Yanıtı olmayan bir soru olarak geldim dünyaya. Ve sorusu olmayan bir yanıt gibi de gidiyorum.
...Düşünmeye başladım. Temel olarak bir yaratıcıyı kabul ederek. "Benden" dedim. "Bir tane yollamış yeryüzüne. Çiftleşip çoğalmamam için. Sadece bir tane. Altı milyarda bir! Çoğaldığımız takdirde yapabileceklerimiz yaratıcının mantığına aykırı olacağından, cehennemi dünyaya taşıyacağımızdan, gece gündüze karışacağından yalnızca bir tane yollamış benden."
"İnsanlar..." dedim fısıldayarak. "Taşırlar insanları.kundaktayken, tabuttayken. Hep taşıyacak birileri olur.
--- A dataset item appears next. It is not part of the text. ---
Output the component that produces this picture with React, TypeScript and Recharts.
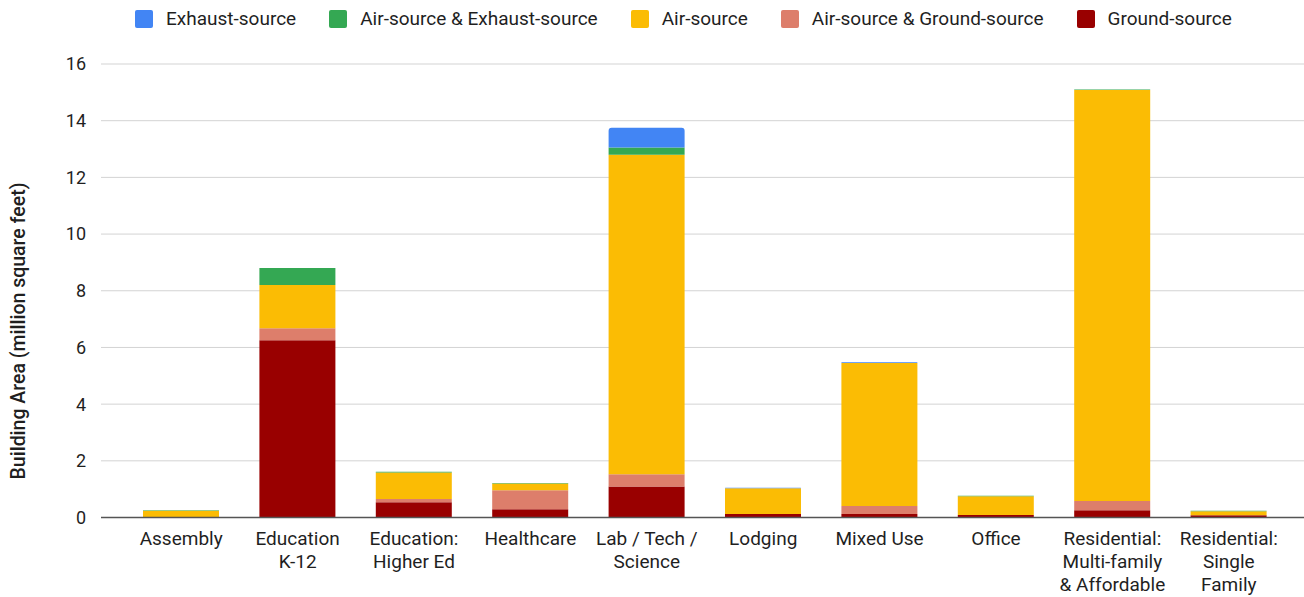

Bazıları dostluktan, bazıları cepteki paradan, bazıları da içinde bulundukları sistem bir gün onlara da taşınma sırasının geleceğini söylediği için, taşırlar insanları..."
Kayra bir gün bana "Mutsuzluğuna hiçbir çare aramıyorsun." demişti. "Ve en büyük acının kendininkinin olduğunu düşünüyorsun. Dünyadan haberi olmayan bütün gerizekalılar gibisin. Ölmesine çeyrek kalmış, herkesi yaşadığına pişman etmeye çalışan, sağlıklı oldukları için suçluluk duymalarını isteyen hastalıklı, yaşlı bir kadın gibisin.
Aralamaya başladığımda gözkapaklarımı, başlıyor cehennem tiyatrosu.Oysa otopsi yapılmış bir bedeninki kadar boş bir beyinle ne kadar mutlu olurdum, diye düşünüyorum.
"Hayatımı diktiler. Oysa yırtmak için çok uğraşmıştım."